For nearsightedness, the laser flattens the center of the cornea so light focuses correctly on the retina instead of in front of it. For farsightedness, it steepens the central cornea by removing tissue from the edges. For astigmatism, it smooths out an irregularly shaped cornea into a more uniform curve. The pattern of tissue removal is programmed into the laser’s computer based on the maps taken during your pre-operative exams.
Standard vs. Wavefront-Guided Treatment
Standard LASIK corrects basic refractive errors: nearsightedness, farsightedness, and astigmatism. Wavefront-guided (or “custom”) LASIK goes further by also addressing higher-order aberrations, which are subtle optical irregularities that can reduce contrast sensitivity, create halos around lights, or degrade night vision. A wavefront sensor maps the unique imperfections in how light travels through your entire optical system, and the excimer laser uses that map to deliver a more personalized correction.

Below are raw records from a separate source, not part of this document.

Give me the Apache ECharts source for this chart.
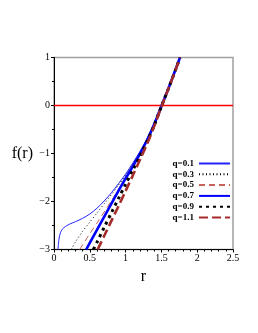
<!DOCTYPE html>
<html><head><meta charset="utf-8">
<script src="https://cdn.jsdelivr.net/npm/echarts@6/dist/echarts.min.js"></script>
<style>html,body{margin:0;padding:0;background:#fff}#c{width:258px;height:333px}</style>
</head><body><div id="c"></div>
<script>
const seriesNames = ['q=0.1','q=0.3','q=0.5','q=0.7','q=0.9','q=1.1'];
const xTicks = [0, 0.5, 1, 1.5, 2, 2.5];
const yTicks = [-3, -2, -1, 0, 1];
const q01 = [[0.055,-3],[0.07,-2.78],[0.09,-2.65],[0.12,-2.57],[0.16,-2.52],[0.22,-2.47],[0.3,-2.42],[0.4,-2.35],[0.5,-2.26],[0.6,-2.14],[0.7,-1.99],[0.8,-1.82],[0.9,-1.63],[1.0,-1.43],[1.1,-1.2],[1.2,-0.96],[1.3,-0.69],[1.4,-0.37],[1.5,0],[1.6,0.37],[1.7,0.76],[1.76,1.0]];
const q03 = [[0.24,-3],[0.3,-2.84],[0.4,-2.62],[0.5,-2.43],[0.6,-2.24],[0.7,-2.05],[0.8,-1.86],[0.9,-1.66],[1.0,-1.45],[1.1,-1.22],[1.2,-0.97],[1.3,-0.7],[1.4,-0.37],[1.5,0],[1.6,0.37],[1.7,0.76],[1.76,1.0]];
const q05 = [[0.36,-3],[0.4,-2.9],[0.5,-2.67],[0.6,-2.45],[0.7,-2.22],[0.8,-1.99],[0.9,-1.75],[1.0,-1.5],[1.1,-1.25],[1.2,-0.99],[1.3,-0.71],[1.4,-0.38],[1.5,0],[1.6,0.37],[1.7,0.76],[1.76,1.0]];
const q07 = [[0.45,-3],[0.5,-2.86],[0.6,-2.59],[0.7,-2.32],[0.8,-2.05],[0.9,-1.78],[1.0,-1.52],[1.1,-1.27],[1.2,-1.01],[1.3,-0.72],[1.4,-0.39],[1.5,-0.01],[1.6,0.36],[1.7,0.76],[1.76,1.0]];
const q09 = [[0.55,-3],[0.6,-2.85],[0.7,-2.54],[0.8,-2.24],[0.9,-1.94],[1.0,-1.64],[1.1,-1.35],[1.2,-1.06],[1.3,-0.75],[1.4,-0.41],[1.5,-0.02],[1.6,0.36],[1.7,0.75],[1.76,1.0]];
const q11 = [[0.61,-3],[0.7,-2.72],[0.8,-2.41],[0.9,-2.1],[1.0,-1.78],[1.1,-1.46],[1.2,-1.13],[1.3,-0.8],[1.4,-0.43],[1.5,-0.03],[1.6,0.36],[1.7,0.75],[1.76,1.0]];
const zeroLine = [[0, 0], [2.5, 0]];

const dataList = [q01, q03, q05, q07, q09, q11];
const styles = [
  {color:'#2222ff', width:1, type:'solid'},
  {color:'#000000', width:1, type:[1,2.5]},
  {color:'#c8605a', width:1, type:[6,4]},
  {color:'#0000ff', width:2.6, type:'solid'},
  {color:'#000000', width:3, type:[3,4]},
  {color:'#a52a2a', width:2.6, type:[9,4]}
];
const FONT = 'Liberation Serif';
const series = dataList.map((d, i) => ({
  name: seriesNames[i], type: 'line', data: d, showSymbol: false, symbol: 'none',
  smooth: 0.3, clip: true,
  lineStyle: {color: styles[i].color, width: styles[i].width, type: styles[i].type},
  itemStyle: {color: styles[i].color},
  z: 3
}));
series.unshift({
  name: 'zero', type: 'line', data: zeroLine, showSymbol: false, symbol: 'none',
  color: '#ff0000', lineStyle: {color: '#ff0000', width: 1.6, type: 'solid'}, itemStyle: {color: '#ff0000'},
  z: 2, silent: true
});

const chart = echarts.init(document.getElementById('c'), null, {renderer: 'canvas'});
chart.setOption({
  animation: false,
  backgroundColor: '#fff',
  grid: {left: 54, right: 25, top: 57.5, bottom: 83.5, show: true, borderColor: '#a0a0a0', borderWidth: 1.5, containLabel: false},
  legend: {
    data: seriesNames, orient: 'vertical', right: 27, top: 159, align: 'right', padding: 0,
    itemWidth: 31, itemHeight: 9, itemGap: 1.8,
    itemStyle: {opacity: 0, borderWidth: 0},
    textStyle: {fontFamily: FONT, fontWeight: 'bold', fontSize: 9, color: '#000', padding: [0, 0, 0, 0]},
    selectedMode: false
  },
  xAxis: {
    type: 'value', min: 0, max: 2.5, interval: 0.5,
    name: 'r', nameLocation: 'middle', nameGap: 17,
    nameTextStyle: {fontFamily: FONT, fontSize: 16, color: '#000'},
    axisLine: {show: true, onZero: false, lineStyle: {color: '#000', width: 1}},
    axisTick: {show: true, length: 3, lineStyle: {color: '#000'}},
    minorTick: {show: true, splitNumber: 5, length: 2, lineStyle: {color: '#000'}},
    splitLine: {show: false},
    axisLabel: {fontFamily: FONT, fontSize: 10, color: '#000', margin: 4,
      formatter: v => xTicks.includes(v) ? String(v) : ''}
  },
  yAxis: {
    type: 'value', min: -3, max: 1, interval: 1,
    name: 'f(r)', nameLocation: 'middle', nameGap: 21, nameRotate: 0,
    nameTextStyle: {fontFamily: FONT, fontSize: 16, color: '#000', align: 'right', verticalAlign: 'middle'},
    axisLine: {show: true, onZero: false, lineStyle: {color: '#000', width: 1}},
    axisTick: {show: true, length: 3, lineStyle: {color: '#000'}},
    minorTick: {show: true, splitNumber: 2, length: 2, lineStyle: {color: '#000'}},
    splitLine: {show: false},
    minorSplitLine: {show: false},
    axisLabel: {fontFamily: FONT, fontSize: 10, color: '#000', margin: 4,
      formatter: v => yTicks.includes(v) ? String(v).replace('-', '\u2212') : ''}
  },
  series: series
});
</script></body></html>
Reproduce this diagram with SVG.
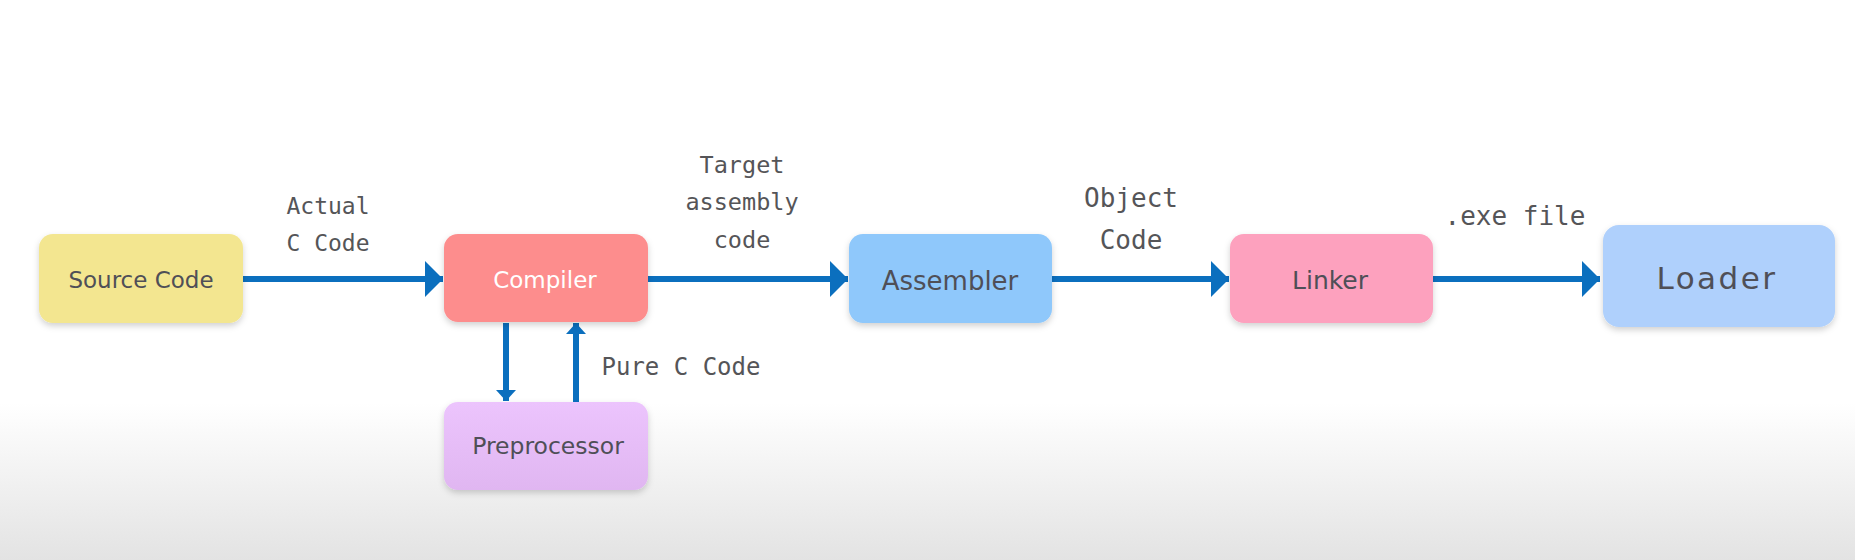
<svg xmlns="http://www.w3.org/2000/svg" width="1855" height="560" viewBox="0 0 1855 560">
<defs>
<linearGradient id="bg" x1="0" y1="0" x2="0" y2="1">
<stop offset="0" stop-color="#ffffff"/>
<stop offset="0.72" stop-color="#ffffff"/>
<stop offset="1" stop-color="#e3e3e3"/>
</linearGradient>
<linearGradient id="pre" x1="0" y1="0" x2="0" y2="1">
<stop offset="0" stop-color="#ecc4fd"/>
<stop offset="1" stop-color="#e0b6f1"/>
</linearGradient>
<filter id="sh" x="-10%" y="-10%" width="120%" height="130%">
<feDropShadow dx="0" dy="3" stdDeviation="3" flood-color="#000" flood-opacity="0.18"/>
</filter>
<marker id="ah" viewBox="0 0 18 36" refX="18" refY="18" markerWidth="18" markerHeight="36" markerUnits="userSpaceOnUse" orient="auto">
<path d="M0,0 L18,18 L0,36 Z" fill="#0b6fbe"/>
</marker>
<marker id="ahs" viewBox="0 0 11 20" refX="11" refY="10" markerWidth="11" markerHeight="20" markerUnits="userSpaceOnUse" orient="auto">
<path d="M0,0 L11,10 L0,20 Z" fill="#0b6fbe"/>
</marker>
</defs>
<style>
.box{filter:url(#sh);}
.nt{font-family:"DejaVu Sans",Verdana,sans-serif;fill:#4f4f57;text-anchor:middle;}
.lbl{font-family:"DejaVu Sans Mono","Liberation Mono",monospace;fill:#555558;text-anchor:middle;}
.ln{stroke:#0b6fbe;stroke-width:6;fill:none;}
</style>
<rect x="0" y="0" width="1855" height="560" fill="url(#bg)"/>

<g id="connectors">
<line class="ln" x1="243" y1="279" x2="443" y2="279" marker-end="url(#ah)"/>
<line class="ln" x1="648" y1="279" x2="848" y2="279" marker-end="url(#ah)"/>
<line class="ln" x1="1052" y1="279" x2="1229" y2="279" marker-end="url(#ah)"/>
<line class="ln" x1="1433" y1="279" x2="1600" y2="279" marker-end="url(#ah)"/>
<line class="ln" x1="506" y1="323" x2="506" y2="401" marker-end="url(#ahs)"/>
<line class="ln" x1="576" y1="402" x2="576" y2="323" marker-end="url(#ahs)"/>
<text class="lbl" x="328" y="214" font-size="23">Actual</text>
<text class="lbl" x="328" y="251" font-size="23">C Code</text>
<text class="lbl" x="742" y="173" font-size="23.5">Target</text>
<text class="lbl" x="742" y="210" font-size="23.5">assembly</text>
<text class="lbl" x="742" y="248" font-size="23.5">code</text>
<text class="lbl" x="1131" y="207" font-size="26">Object</text>
<text class="lbl" x="1131" y="249" font-size="26">Code</text>
<text class="lbl" x="1515" y="225" font-size="26">.exe file</text>
<text class="lbl" x="681" y="375" font-size="24">Pure C Code</text>
</g>

<g id="source">
<rect class="box" x="39" y="234" width="204" height="89" rx="14" fill="#f3e690"/>
<text class="nt" x="141" y="288" font-size="23">Source Code</text>
</g>
<g id="compiler">
<rect class="box" x="444" y="234" width="204" height="88" rx="14" fill="#fd8d8d"/>
<text class="nt" x="545" y="288" font-size="23" style="fill:#ffffff">Compiler</text>
</g>
<g id="preprocessor">
<rect class="box" x="444" y="402" width="204" height="88" rx="14" fill="url(#pre)"/>
<text class="nt" x="548" y="454" font-size="23.5">Preprocessor</text>
</g>
<g id="assembler">
<rect class="box" x="849" y="234" width="203" height="89" rx="14" fill="#8fc8fb"/>
<text class="nt" x="950" y="290" font-size="26">Assembler</text>
</g>
<g id="linker">
<rect class="box" x="1230" y="234" width="203" height="89" rx="14" fill="#fda1be"/>
<text class="nt" x="1330" y="289" font-size="25">Linker</text>
</g>
<g id="loader">
<rect class="box" x="1603" y="225" width="232" height="102" rx="16" fill="#afd0fc"/>
<text class="nt" x="1717" y="289" font-size="31" letter-spacing="2.5">Loader</text>
</g>
</svg>
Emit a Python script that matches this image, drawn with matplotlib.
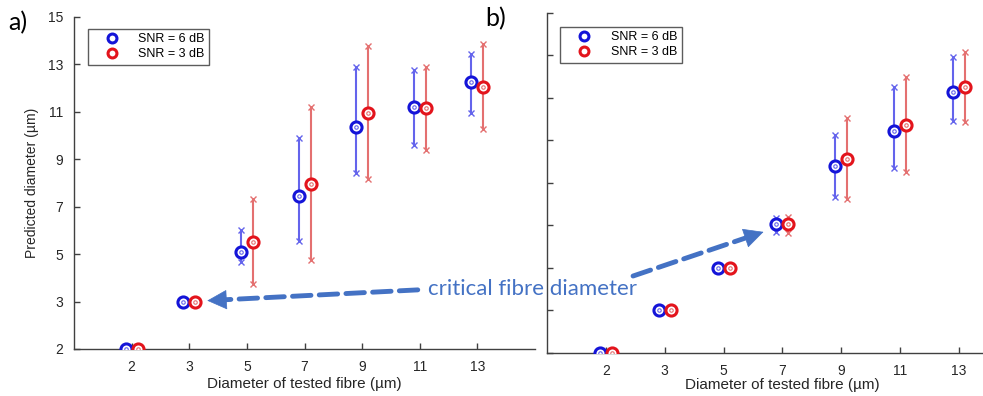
import numpy as np
import matplotlib.pyplot as plt
from matplotlib import transforms

# ---- datos (um) ----
fibras = [2, 3, 5, 7, 9, 11, 13]

# panel a)
a_snr6_med = [2.0, 3.0, 5.1, 7.45, 10.35, 11.2, 12.25]
a_snr6_lo = [2.0, 3.0, 4.67, 5.55, 8.42, 9.6, 10.95]
a_snr6_hi = [2.0, 3.0, 6.0, 9.9, 12.9, 12.75, 13.45]
a_snr3_med = [2.0, 3.0, 5.5, 7.95, 10.95, 11.15, 12.05]
a_snr3_lo = [2.0, 3.0, 3.74, 4.75, 8.17, 9.4, 10.28]
a_snr3_hi = [2.0, 3.0, 7.33, 11.2, 13.78, 12.9, 13.86]

# panel b)
b_snr6_med = [2.0, 3.0, 5.0, 7.07, 9.8, 11.45, 13.3]
b_snr6_lo = [2.0, 3.0, 5.0, 6.7, 8.34, 9.7, 11.92]
b_snr6_hi = [2.0, 3.0, 5.0, 7.35, 11.26, 13.5, 14.93]
b_snr3_med = [2.0, 3.0, 5.0, 7.07, 10.13, 11.73, 13.52]
b_snr3_lo = [2.0, 3.0, 5.0, 6.65, 8.25, 9.52, 11.87]
b_snr3_hi = [2.0, 3.0, 5.0, 7.4, 12.06, 13.98, 15.16]

ticks_a = [2, 3, 5, 7, 9, 11, 13, 15]
ticks_b = [2, 3, 5, 7, 9, 11, 13, 15, 17]
etiquetas = ["SNR = 6 dB", "SNR = 3 dB"]

azul, azul_barra = "#1414d8", "#6464ec"
rojo, rojo_barra = "#e3141c", "#e47070"
flecha = "#4472c4"


# escala: 2 y 3 separados una unidad, despues cada 2 um
def fwd(v):
    v = np.asarray(v, dtype=float)
    return np.where(v < 3, v - 2, (v - 1) / 2)


def inv(t):
    t = np.asarray(t, dtype=float)
    return np.where(t < 1, t + 2, 2 * t + 1)


plt.rcParams["font.family"] = ["Liberation Sans", "DejaVu Sans"]

fig = plt.figure(figsize=(9.83, 3.96), dpi=100)
ax1 = fig.add_axes([0.0753, 0.1187, 0.469, 0.8384])
ax2 = fig.add_axes([0.5565, 0.1086, 0.479, 0.8586])


def pintar(ax, med, lo, hi, c, cb, dx, etiqueta):
    tr = transforms.offset_copy(ax.transData, fig=fig, x=dx, y=0, units="dots")
    ax.vlines(fibras, lo, hi, colors=cb, lw=1.5, transform=tr, zorder=2)
    ax.plot(fibras, lo, "x", color=cb, ms=4.5, mew=1, transform=tr, zorder=3)
    ax.plot(fibras, hi, "x", color=cb, ms=4.5, mew=1, transform=tr, zorder=3)
    ax.plot(fibras, med, "o", mfc="white", mec=c, ms=8, mew=2.2,
            transform=tr, zorder=4, label=etiqueta)
    ax.plot(fibras, med, "o", mfc="none", mec=cb, ms=2.5, mew=0.8,
            transform=tr, zorder=5)


pintar(ax1, a_snr6_med, a_snr6_lo, a_snr6_hi, azul, azul_barra, -6, etiquetas[0])
pintar(ax1, a_snr3_med, a_snr3_lo, a_snr3_hi, rojo, rojo_barra, 6, etiquetas[1])
pintar(ax2, b_snr6_med, b_snr6_lo, b_snr6_hi, azul, azul_barra, -6, etiquetas[0])
pintar(ax2, b_snr3_med, b_snr3_lo, b_snr3_hi, rojo, rojo_barra, 6, etiquetas[1])

for ax, yt, top, lp in [(ax1, ticks_a, 15, 2), (ax2, ticks_b, 17, 0)]:
    ax.set_xscale("function", functions=(fwd, inv))
    ax.set_yscale("function", functions=(fwd, inv))
    ax.set_xlim(1, 15)
    ax.set_ylim(2, top)
    ax.set_xticks(fibras)
    ax.set_xticklabels([str(f) for f in fibras])
    ax.set_yticks(yt)
    ax.minorticks_off()
    for s in ["top", "right"]:
        ax.spines[s].set_visible(False)
    for s in ["left", "bottom"]:
        ax.spines[s].set_color("#404040")
        ax.spines[s].set_linewidth(1)
    ax.tick_params(direction="in", length=4, width=1, color="#404040",
                   labelsize=10, labelcolor="#262626", pad=8)
    ax.set_xlabel("Diameter of tested fibre (µm)", fontsize=11, color="#262626",
                  labelpad=lp)
    ax.patch.set_alpha(0)

ax1.set_yticklabels([str(t) for t in ticks_a])
ax1.set_ylabel("Predicted diameter (µm)", fontsize=10, color="#262626", labelpad=6)
ax2.set_yticklabels([])

for ax, anc in [(ax1, (0.03, 0.964)), (ax2, (0.0276, 0.959))]:
    leg = ax.legend(loc="upper left", bbox_to_anchor=anc, fontsize=9,
                    frameon=True, fancybox=False, borderpad=0.35,
                    handletextpad=0.5, handlelength=3.2, labelspacing=0.25,
                    markerscale=0.8, borderaxespad=0)
    leg.get_frame().set_edgecolor("#333333")
    leg.get_frame().set_linewidth(1)

fig.text(0.008, 0.943, "a)", fontsize=18, family="Lato", va="center")
fig.text(0.494, 0.953, "b)", fontsize=18, family="Lato", va="center")

# anotacion: diametro critico de fibra
fig.text(0.4354, 0.271, "critical fibre diameter", fontsize=16, family="Lato",
         color=flecha, va="center", ha="left", zorder=10)


def flecha_discontinua(ax, xy, cola_fig, recorte):
    # linea discontinua + punta solida, en pixeles de la figura
    p = ax.transData.transform(xy)
    cola = fig.transFigure.transform(cola_fig)
    u = (cola - p) / np.hypot(*(cola - p))
    punta = p + u * recorte
    base = punta + u * 14
    ax.annotate("", xy=base, xycoords="figure pixels", xytext=cola,
                textcoords="figure pixels", annotation_clip=False,
                arrowprops=dict(arrowstyle="-", color=flecha, lw=3.5,
                                linestyle=(0, (3.8, 1.7)), shrinkA=0, shrinkB=0))
    ax.annotate("", xy=punta, xycoords="figure pixels", xytext=base + u * 2,
                textcoords="figure pixels", annotation_clip=False,
                arrowprops=dict(arrowstyle="-|>,head_length=1.1,head_width=0.55",
                                color=flecha, lw=0.5, mutation_scale=12,
                                shrinkA=0, shrinkB=0))


flecha_discontinua(ax1, (3, 3), (0.425, 0.268), 18)
flecha_discontinua(ax2, (7, 7), (0.644, 0.303), 20)

fig.savefig("out.png", dpi=100)
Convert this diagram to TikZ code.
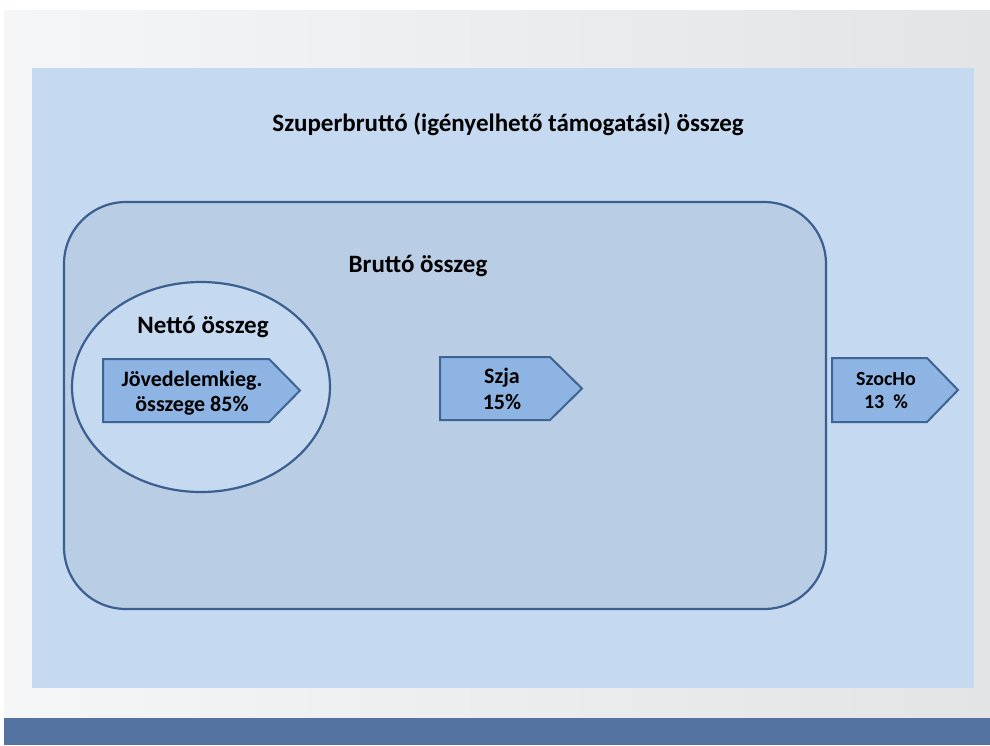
\documentclass[tikz,border=0pt]{standalone}
\usepackage{fontspec}
\setmainfont{Carlito}
\definecolor{bgL}{HTML}{F5F6F8}
\definecolor{bgM}{HTML}{CBD1DD}
\definecolor{bgR}{HTML}{E3E4E6}
\definecolor{barblue}{HTML}{5473A0}
\definecolor{panel}{HTML}{C5D9F0}
\definecolor{brutto}{HTML}{B9CDE4}
\definecolor{edge}{HTML}{3C5F8F}
\definecolor{arrfill}{HTML}{8EB4E3}
\definecolor{arredge}{HTML}{3F6494}
\tikzset{
  title/.style={font=\bfseries\fontsize{25}{30}\selectfont, text=black},
  arrowbox/.style={draw=arredge, line width=2pt, fill=arrfill},
}
\begin{document}
\begin{tikzpicture}[x=1pt,y=-1pt]
\useasboundingbox (0,0) rectangle (990,745);
\fill[white] (0,0) rectangle (990,745);
\shade[left color=bgL, middle color=bgM, right color=bgR] (4,10) rectangle (990,718);
\fill[barblue] (4,718) rectangle (990,745);
\fill[panel] (32,68) rectangle (974,688);
\node[title] (super) at (508,124) {Szuperbruttó (igényelhető támogatási) összeg};
\draw[draw=edge, line width=2.2pt, fill=brutto, rounded corners=62pt] (64,202) rectangle (826,609);
\node[title] (brutto) at (418,266) {Bruttó összeg};
\draw[draw=edge, line width=2.2pt, fill=panel] (201,387) ellipse [x radius=129, y radius=105];
\node[title] (netto) at (203,327) {Nettó összeg};
% arrows
\draw[arrowbox] (103,359) -- (269,359) -- (300,390.5) -- (269,422) -- (103,422) -- cycle;
\node[font=\bfseries\fontsize{22}{25}\selectfont, align=center] (jov) at (192,393) {Jövedelemkieg.\\összege 85\%};
\draw[arrowbox] (440,357) -- (550,357) -- (582,388.5) -- (550,420) -- (440,420) -- cycle;
\node[font=\bfseries\fontsize{22}{26}\selectfont, align=center] (szja) at (502,389) {Szja\\15\%};
\draw[arrowbox] (832,358) -- (927,358) -- (958,390) -- (927,422) -- (832,422) -- cycle;
\node[font=\bfseries\fontsize{20}{23}\selectfont, align=center] (szoc) at (886,391) {SzocHo\\13~~\%};
\end{tikzpicture}
\end{document}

The latest wavefront-optimized platforms have shown strong results, with one recent study reported by the American Academy of Ophthalmology finding that 98% of patients achieved 20/12.5 vision or better.
Step 3: Repositioning the Flap
After the excimer laser finishes, which takes only seconds per eye, your surgeon folds the corneal flap back into its original position. No stitches are needed. The flap self-adheres naturally within just a few minutes due to the natural suction between the wet tissue surfaces. Over the first day or two, the outer layer of your cornea (the epithelium) seals the edges of the flap. Over the following weeks, natural bonding substances within the cornea gradually anchor the flap to the tissue beneath it.
What Recovery Looks Like
You’ll need someone to drive you home. Your surgeon will likely tell you to go straight home and nap, keeping your eyes closed and rested for the remainder of that first day. No screens, no reading, no work that evening.
The improvement is fast. Most people can drive safely within a day and return to work and normal activities within 24 to 48 hours. Your vision may not be perfectly sharp in those first couple of days, but it will be close, and it can continue refining for up to six months. You’ll use prescription eye drops and preservative-free artificial tears at least four times daily for the first few weeks to support healing and manage dryness.
Activity restrictions are straightforward: no exercise for three days, no eye makeup or skincare products near your eyes for two weeks, no contact sports for a month, and no swimming pools or hot tubs for one to two months. These timelines protect the healing flap from being dislodged or exposed to bacteria.
Risks and Side Effects
Dry eye is the most common side effect in the weeks following LASIK, which is why artificial tears are part of the standard recovery plan. Some people experience halos, glare, or reduced night vision, particularly in the early healing period. These symptoms typically fade as the cornea stabilizes.
The most serious rare complication is corneal ectasia, a progressive weakening and bulging of the cornea that can significantly affect vision. Reported incidence ranges from 0.04% to 0.6%. Thorough pre-operative screening, especially corneal thickness mapping that identifies the thinnest point, is specifically designed to catch eyes at risk for this before surgery ever happens.